Thanks to everybody for coming along, it was a great night. It went out live from 6:30 to 7:00 on Richard Moffatts "incoming" show. Afterwards we went across to the Lomond pub for a drink, well I had a lemonade. There was a duo playing, two fellows , one on drums and another on electric guitar. They play every Wednesday night and are called "Stackfull". The drummer had a real, old jazz kit with a big bass drum which had the front skin still on. He kept talking to us and telling us who they were. Their poster, he told us, was designed by Ian McCausland. This fellow has a lot of work out there. Have a look...
http://www.ianmccausland.com.au/
I looked up the drummer , Harold Frith ,on the magic box and he is now 73 and has been playing since that mythic time cefore the Beatles screwed the whole scene up, in a Melbourne band called the Thunderbirds.
http://www.thethunderbirds.com.au/pictures.html
The guitarist, les Stackpool, had played in many bands from the late 60s on. Including Levi Smiths Clefs and Doug Parkinson In Focus.
I always love to see players keeping on playing.
The next day I flew to Sydney to catch up with the people at Fuse and tehn to sing some songs at an event that wa s a part of Brian Enos "Luminous " festival. A very distant part I guess. Heres what the Creative Sydney people said....
"Hear the likes of Old Man River, Spod, Sui Zhen, Loene Carmen and members of Dappled Cities, Bridezilla, RedSunBand, Tom Ugly along with special guests Simon Day (Ratcat) and Dave Graney reinterpreting old-school hits and indie classics, all backed by a supergroup of a house band featuring Lindsay McDougall (Triple J, Frenzal Rhomb), Cec Condon (The Mess Hall), Sam Worrad (The Holy Soul) and Cameron Bruce (Waikiki, The Beautiful Girls).

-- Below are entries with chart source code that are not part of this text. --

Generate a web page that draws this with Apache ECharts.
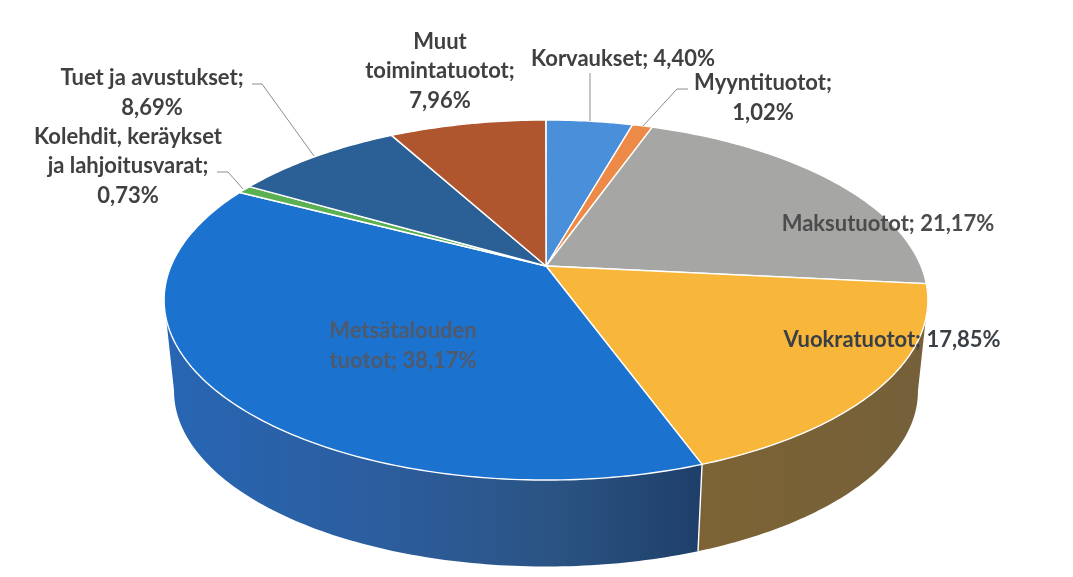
<!DOCTYPE html>
<html>
<head>
<meta charset="utf-8">
<title>Tuotot</title>
<script src="https://cdn.jsdelivr.net/npm/echarts@6/dist/echarts.min.js"></script>
<style>
  html, body { margin: 0; padding: 0; background: #fff; }
  #chart { width: 1073px; height: 577px; }
</style>
</head>
<body>
<div id="chart"></div>
<script>
// data, clockwise from twelve o'clock
const categories = ['Korvaukset', 'Myyntituotot', 'Maksutuotot', 'Vuokratuotot', 'Metsätalouden\ntuotot', 'Kolehdit, keräykset\nja lahjoitusvarat', 'Tuet ja avustukset', 'Muut\ntoimintatuotot'];
const values = [4.40, 1.02, 21.17, 17.85, 38.17, 0.73, 8.69, 7.96];
const separators = [' ', '\n', ' ', ' ', ' ', '\n', '\n', '\n'];

// styling
const topColors = ['#4a8fd9', '#ee8a47', '#a6a6a4', '#f8b73b', '#1c72cf', '#5bb052', '#2b6096', '#b0562e'];
const sideColors = {
  3: [[0, '#7d6334'], [1, '#75603a']],
  4: [[0, '#2766b4'], [0.4, '#2c5d9e'], [0.72, '#2b5484'], [1, '#1e3f69']]
};
const labelPos = [[623, 59], [763, 98], [888, 224], [892, 340], [403, 346], [128, 166], [152, 93], [440, 71]];
const labelFill = ['#404040', '#404040', '#4c4c4c', '#3a3f45', '#4f5a6c', '#404040', '#404040', '#404040'];
const leaders = [
  [[590, 73], [590, 121]],
  [[688, 89], [677, 89], [643, 126]],
  [[252, 84], [262, 84], [314, 156]],
  [[217, 172], [228, 172], [243, 189]]
];

// the pie is seen in perspective, so slices meet above the middle of the ellipse
const cx = 546, cy = 266, rimX = 375, rimY = 173.6, tilt = 0.189;
const bottomScale = 0.974, bottomDrop = 92;
// where the rim turns away from the viewer, in percent of the turn
const visibleFrom = 28, visibleTo = 72;

function rim(pct, bottom) {
  const a = pct / 100 * Math.PI * 2;
  const u = Math.sin(a), v = -Math.cos(a);
  const d = 1 - tilt * v;
  const x = rimX * u / d, y = rimY * v / d;
  return bottom ? [cx + bottomScale * x, cy + bottomScale * y + bottomDrop] : [cx + x, cy + y];
}

function arc(from, to, bottom) {
  const pts = [];
  const n = Math.max(2, Math.ceil((to - from) * 4));
  for (let i = 0; i <= n; i++) pts.push(rim(from + (to - from) * i / n, bottom));
  return pts;
}

const starts = [];
values.reduce((sum, v, i) => { starts[i] = sum; return sum + v; }, 0);
const rows = values.map((v, i) => [starts[i], v]);

function renderSide(params, api) {
  const i = params.dataIndex;
  if (!sideColors[i]) return { type: 'group', children: [] };
  const from = Math.max(api.value(0), visibleFrom);
  const to = Math.min(api.value(0) + api.value(1), visibleTo);
  const top = arc(from, to, false), bottom = arc(from, to, true);
  const stops = sideColors[i].map(s => ({ offset: s[0], color: s[1] }));
  const xs = top.concat(bottom).map(p => p[0]);
  let x0 = Math.min(...xs), x1 = Math.max(...xs);
  return {
    type: 'polygon',
    shape: { points: top.concat(bottom.reverse()) },
    style: { fill: new echarts.graphic.LinearGradient(x0, 0, x1, 0, stops, true) }
  };
}

function renderTop(params, api) {
  const from = api.value(0), to = from + api.value(1);
  return {
    type: 'polygon',
    shape: { points: [[cx, cy]].concat(arc(from, to, false)) },
    style: { fill: topColors[params.dataIndex], stroke: '#fff', lineWidth: 1.4, lineJoin: 'round' }
  };
}

function renderSeam(params, api) {
  const to = api.value(0) + api.value(1);
  return {
    type: 'line',
    shape: { x1: rim(to, false)[0], y1: rim(to, false)[1], x2: rim(to, true)[0], y2: rim(to, true)[1] },
    style: { stroke: '#fff', lineWidth: 1.4 }
  };
}

function renderLabel(params, api) {
  const i = params.dataIndex;
  const pct = api.value(1).toFixed(2).replace('.', ',') + '%';
  return {
    type: 'text',
    x: labelPos[i][0],
    y: labelPos[i][1],
    style: {
      text: categories[i] + ';' + separators[i] + pct,
      fill: labelFill[i],
      fontFamily: 'Lato',
      fontWeight: 700,
      fontSize: 22,
      lineHeight: 29.5,
      align: 'center',
      verticalAlign: 'middle'
    }
  };
}

const chart = echarts.init(document.getElementById('chart'));
chart.setOption({
  animation: false,
  backgroundColor: '#fff',
  series: [
    { type: 'custom', coordinateSystem: 'none', data: rows, z: 1, silent: true, renderItem: renderSide },
    { type: 'custom', coordinateSystem: 'none', data: [rows[3]], z: 2, silent: true, renderItem: renderSeam },
    { type: 'custom', coordinateSystem: 'none', data: rows, z: 3, silent: true, renderItem: renderTop },
    {
      type: 'custom',
      coordinateSystem: 'none',
      data: leaders.map((l, i) => [i]),
      z: 4,
      silent: true,
      renderItem: (params) => ({
        type: 'polyline',
        shape: { points: leaders[params.dataIndex] },
        style: { fill: 'none', stroke: '#8c8c8c', lineWidth: 1 }
      })
    },
    { type: 'custom', coordinateSystem: 'none', data: rows, z: 5, silent: true, renderItem: renderLabel }
  ]
});
</script>
</body>
</html>
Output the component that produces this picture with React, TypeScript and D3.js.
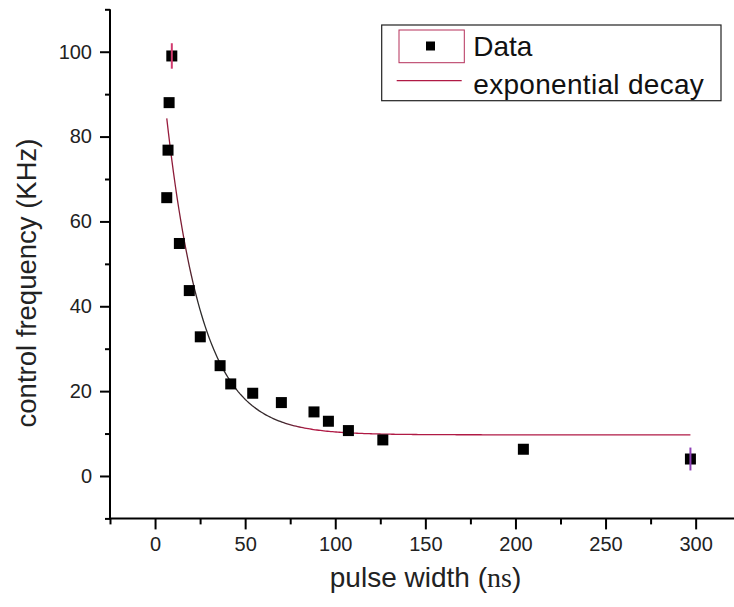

The night will open with a set by three generations of Sydney performers all from the one family - Holiday Sidewinder (Bridezilla), her mother Loene Carmen and grandfather Peter Head - performing some of Peter’s classic songs about Sydney such as “King of the Cross” (about Abe Saffron) and “William St Blues”.
It was a very warm event to be invited to be a part of. i was the only Melbourne person. An accident I think. I really enjoyed seeing Loene carmen pefroming with her father and her daughter , all of them taking the mic to sing a couple of songs in turn. Simon Day always makes me wonder why he isn't more active musically. One of teh dappled City fellows did Eric Bogles "the band played waltzing matilda" to this hall full of up for it 20 somethings. I thought he was mad. they quite liked it, but I always misjudge the current generations sentimentality about WW1. They've been brought up with it as a semi religuous holiday every year.
I got up eventually and did "hindu gods of love " by the Lipstick Killers and "smith and wesson blues" by rado Birdman. Two iconic Sydney acts. I also did "bodysnatcher blues" as its a one note boogie and I thought the band might dig it.
I went back to my hotel room, which had a view of the lights and vido art being thrown all over the Sydney Opera House. I turned th tv on and watched the entire game of St Kilda vs Carlton. It was a very exciting match.